Challenge. Restate the whole of the material. Keep every word, and drop the pictures.

Material for the task.
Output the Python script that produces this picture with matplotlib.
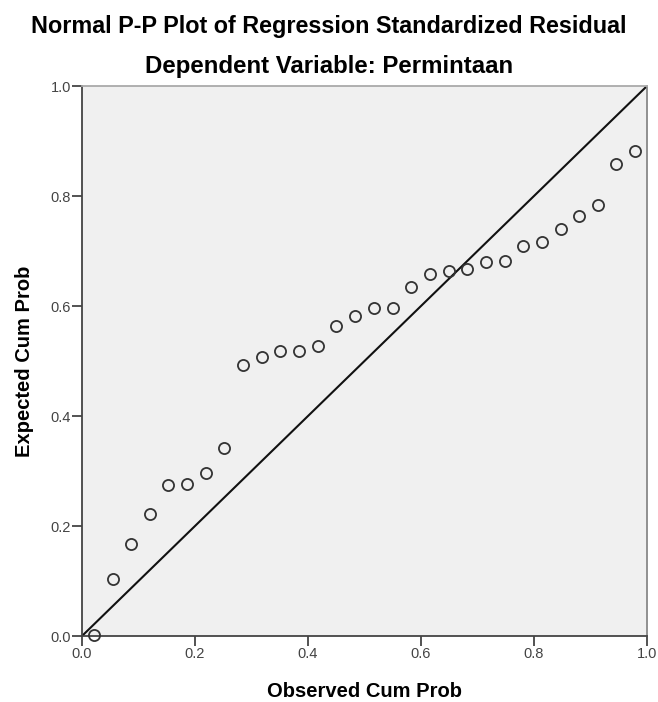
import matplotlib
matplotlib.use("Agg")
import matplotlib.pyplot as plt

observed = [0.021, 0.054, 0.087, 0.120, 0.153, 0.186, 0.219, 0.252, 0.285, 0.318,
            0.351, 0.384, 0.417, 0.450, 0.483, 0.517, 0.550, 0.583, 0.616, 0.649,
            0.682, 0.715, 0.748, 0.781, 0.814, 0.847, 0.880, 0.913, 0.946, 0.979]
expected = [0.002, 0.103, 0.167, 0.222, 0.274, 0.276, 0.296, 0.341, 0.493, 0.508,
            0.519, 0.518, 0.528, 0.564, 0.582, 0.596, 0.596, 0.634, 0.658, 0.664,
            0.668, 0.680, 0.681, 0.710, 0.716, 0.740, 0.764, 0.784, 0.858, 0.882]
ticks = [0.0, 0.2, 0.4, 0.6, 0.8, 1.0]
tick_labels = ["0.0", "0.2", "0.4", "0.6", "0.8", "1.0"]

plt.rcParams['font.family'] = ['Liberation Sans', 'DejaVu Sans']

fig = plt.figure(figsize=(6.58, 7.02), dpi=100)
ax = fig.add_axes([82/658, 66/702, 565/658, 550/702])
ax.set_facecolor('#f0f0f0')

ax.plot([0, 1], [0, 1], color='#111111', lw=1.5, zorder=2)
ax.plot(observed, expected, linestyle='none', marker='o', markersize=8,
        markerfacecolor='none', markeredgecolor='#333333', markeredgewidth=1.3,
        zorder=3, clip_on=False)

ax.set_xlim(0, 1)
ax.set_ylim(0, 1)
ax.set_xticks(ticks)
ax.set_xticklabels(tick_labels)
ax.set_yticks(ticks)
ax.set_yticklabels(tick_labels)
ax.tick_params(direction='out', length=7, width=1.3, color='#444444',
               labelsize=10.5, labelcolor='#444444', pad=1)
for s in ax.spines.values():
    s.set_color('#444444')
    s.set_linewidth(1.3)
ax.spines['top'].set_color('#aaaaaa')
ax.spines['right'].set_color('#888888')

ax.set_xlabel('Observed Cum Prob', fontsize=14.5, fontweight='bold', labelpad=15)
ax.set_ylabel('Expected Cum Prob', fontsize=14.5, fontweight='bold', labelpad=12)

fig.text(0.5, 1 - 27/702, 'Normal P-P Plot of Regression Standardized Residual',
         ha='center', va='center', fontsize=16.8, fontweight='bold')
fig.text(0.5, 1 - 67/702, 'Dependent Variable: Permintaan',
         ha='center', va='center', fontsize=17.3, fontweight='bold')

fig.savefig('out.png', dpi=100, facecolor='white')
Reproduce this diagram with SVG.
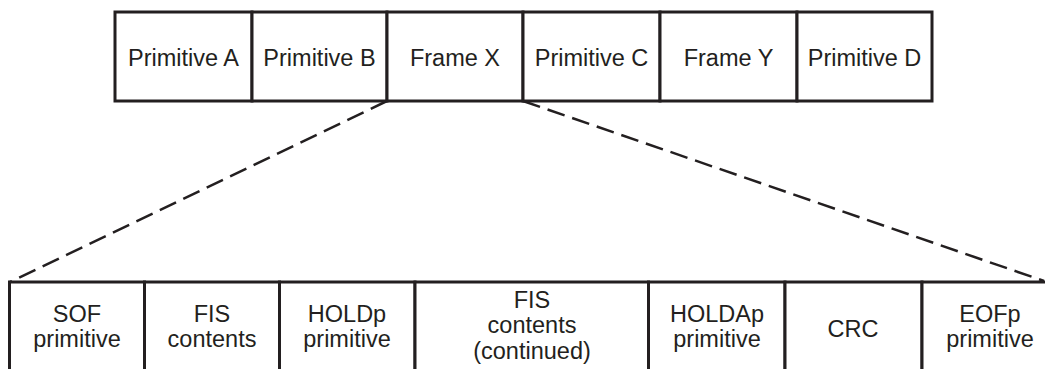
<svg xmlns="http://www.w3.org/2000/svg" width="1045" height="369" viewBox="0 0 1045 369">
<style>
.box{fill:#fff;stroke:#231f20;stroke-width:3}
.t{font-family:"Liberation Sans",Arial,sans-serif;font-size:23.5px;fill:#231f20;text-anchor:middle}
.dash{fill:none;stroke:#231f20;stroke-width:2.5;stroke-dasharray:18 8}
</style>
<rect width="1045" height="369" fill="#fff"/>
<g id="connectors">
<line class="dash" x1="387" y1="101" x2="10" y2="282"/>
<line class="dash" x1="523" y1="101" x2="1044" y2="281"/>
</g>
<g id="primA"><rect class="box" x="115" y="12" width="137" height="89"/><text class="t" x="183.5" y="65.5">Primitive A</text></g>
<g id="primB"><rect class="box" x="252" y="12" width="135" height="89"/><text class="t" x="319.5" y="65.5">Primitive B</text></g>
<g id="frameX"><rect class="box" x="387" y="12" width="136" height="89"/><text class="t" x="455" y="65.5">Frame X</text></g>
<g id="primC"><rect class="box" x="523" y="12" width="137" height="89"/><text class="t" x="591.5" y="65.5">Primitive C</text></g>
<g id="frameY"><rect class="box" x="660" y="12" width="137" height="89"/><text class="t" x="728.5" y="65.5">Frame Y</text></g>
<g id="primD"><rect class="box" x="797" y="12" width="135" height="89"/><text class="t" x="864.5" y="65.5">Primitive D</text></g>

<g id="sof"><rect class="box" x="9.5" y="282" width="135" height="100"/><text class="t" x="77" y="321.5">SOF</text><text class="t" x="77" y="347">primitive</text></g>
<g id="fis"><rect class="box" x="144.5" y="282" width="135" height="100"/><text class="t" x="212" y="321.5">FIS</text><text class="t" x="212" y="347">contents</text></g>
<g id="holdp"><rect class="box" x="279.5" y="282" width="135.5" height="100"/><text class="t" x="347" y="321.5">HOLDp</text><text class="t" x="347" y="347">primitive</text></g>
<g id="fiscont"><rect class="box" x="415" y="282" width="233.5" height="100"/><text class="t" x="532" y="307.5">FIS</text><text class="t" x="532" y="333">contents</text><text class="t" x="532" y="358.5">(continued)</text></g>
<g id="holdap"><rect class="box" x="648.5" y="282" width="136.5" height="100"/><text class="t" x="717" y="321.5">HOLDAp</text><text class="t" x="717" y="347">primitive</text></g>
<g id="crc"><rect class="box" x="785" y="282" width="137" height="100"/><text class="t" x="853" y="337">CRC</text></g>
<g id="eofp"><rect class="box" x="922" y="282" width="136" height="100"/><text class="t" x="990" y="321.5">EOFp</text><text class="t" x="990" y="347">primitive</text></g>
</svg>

The answer.
Output the Python script that produces this picture with matplotlib.
import matplotlib
matplotlib.use("Agg")
import matplotlib.pyplot as plt

observed = [0.021, 0.054, 0.087, 0.120, 0.153, 0.186, 0.219, 0.252, 0.285, 0.318,
            0.351, 0.384, 0.417, 0.450, 0.483, 0.517, 0.550, 0.583, 0.616, 0.649,
            0.682, 0.715, 0.748, 0.781, 0.814, 0.847, 0.880, 0.913, 0.946, 0.979]
expected = [0.002, 0.103, 0.167, 0.222, 0.274, 0.276, 0.296, 0.341, 0.493, 0.508,
            0.519, 0.518, 0.528, 0.564, 0.582, 0.596, 0.596, 0.634, 0.658, 0.664,
            0.668, 0.680, 0.681, 0.710, 0.716, 0.740, 0.764, 0.784, 0.858, 0.882]
ticks = [0.0, 0.2, 0.4, 0.6, 0.8, 1.0]
tick_labels = ["0.0", "0.2", "0.4", "0.6", "0.8", "1.0"]

plt.rcParams['font.family'] = ['Liberation Sans', 'DejaVu Sans']

fig = plt.figure(figsize=(6.58, 7.02), dpi=100)
ax = fig.add_axes([82/658, 66/702, 565/658, 550/702])
ax.set_facecolor('#f0f0f0')

ax.plot([0, 1], [0, 1], color='#111111', lw=1.5, zorder=2)
ax.plot(observed, expected, linestyle='none', marker='o', markersize=8,
        markerfacecolor='none', markeredgecolor='#333333', markeredgewidth=1.3,
        zorder=3, clip_on=False)

ax.set_xlim(0, 1)
ax.set_ylim(0, 1)
ax.set_xticks(ticks)
ax.set_xticklabels(tick_labels)
ax.set_yticks(ticks)
ax.set_yticklabels(tick_labels)
ax.tick_params(direction='out', length=7, width=1.3, color='#444444',
               labelsize=10.5, labelcolor='#444444', pad=1)
for s in ax.spines.values():
    s.set_color('#444444')
    s.set_linewidth(1.3)
ax.spines['top'].set_color('#aaaaaa')
ax.spines['right'].set_color('#888888')

ax.set_xlabel('Observed Cum Prob', fontsize=14.5, fontweight='bold', labelpad=15)
ax.set_ylabel('Expected Cum Prob', fontsize=14.5, fontweight='bold', labelpad=12)

fig.text(0.5, 1 - 27/702, 'Normal P-P Plot of Regression Standardized Residual',
         ha='center', va='center', fontsize=16.8, fontweight='bold')
fig.text(0.5, 1 - 67/702, 'Dependent Variable: Permintaan',
         ha='center', va='center', fontsize=17.3, fontweight='bold')

fig.savefig('out.png', dpi=100, facecolor='white')
Reproduce this diagram with SVG.
<svg xmlns="http://www.w3.org/2000/svg" width="1045" height="369" viewBox="0 0 1045 369">
<style>
.box{fill:#fff;stroke:#231f20;stroke-width:3}
.t{font-family:"Liberation Sans",Arial,sans-serif;font-size:23.5px;fill:#231f20;text-anchor:middle}
.dash{fill:none;stroke:#231f20;stroke-width:2.5;stroke-dasharray:18 8}
</style>
<rect width="1045" height="369" fill="#fff"/>
<g id="connectors">
<line class="dash" x1="387" y1="101" x2="10" y2="282"/>
<line class="dash" x1="523" y1="101" x2="1044" y2="281"/>
</g>
<g id="primA"><rect class="box" x="115" y="12" width="137" height="89"/><text class="t" x="183.5" y="65.5">Primitive A</text></g>
<g id="primB"><rect class="box" x="252" y="12" width="135" height="89"/><text class="t" x="319.5" y="65.5">Primitive B</text></g>
<g id="frameX"><rect class="box" x="387" y="12" width="136" height="89"/><text class="t" x="455" y="65.5">Frame X</text></g>
<g id="primC"><rect class="box" x="523" y="12" width="137" height="89"/><text class="t" x="591.5" y="65.5">Primitive C</text></g>
<g id="frameY"><rect class="box" x="660" y="12" width="137" height="89"/><text class="t" x="728.5" y="65.5">Frame Y</text></g>
<g id="primD"><rect class="box" x="797" y="12" width="135" height="89"/><text class="t" x="864.5" y="65.5">Primitive D</text></g>

<g id="sof"><rect class="box" x="9.5" y="282" width="135" height="100"/><text class="t" x="77" y="321.5">SOF</text><text class="t" x="77" y="347">primitive</text></g>
<g id="fis"><rect class="box" x="144.5" y="282" width="135" height="100"/><text class="t" x="212" y="321.5">FIS</text><text class="t" x="212" y="347">contents</text></g>
<g id="holdp"><rect class="box" x="279.5" y="282" width="135.5" height="100"/><text class="t" x="347" y="321.5">HOLDp</text><text class="t" x="347" y="347">primitive</text></g>
<g id="fiscont"><rect class="box" x="415" y="282" width="233.5" height="100"/><text class="t" x="532" y="307.5">FIS</text><text class="t" x="532" y="333">contents</text><text class="t" x="532" y="358.5">(continued)</text></g>
<g id="holdap"><rect class="box" x="648.5" y="282" width="136.5" height="100"/><text class="t" x="717" y="321.5">HOLDAp</text><text class="t" x="717" y="347">primitive</text></g>
<g id="crc"><rect class="box" x="785" y="282" width="137" height="100"/><text class="t" x="853" y="337">CRC</text></g>
<g id="eofp"><rect class="box" x="922" y="282" width="136" height="100"/><text class="t" x="990" y="321.5">EOFp</text><text class="t" x="990" y="347">primitive</text></g>
</svg>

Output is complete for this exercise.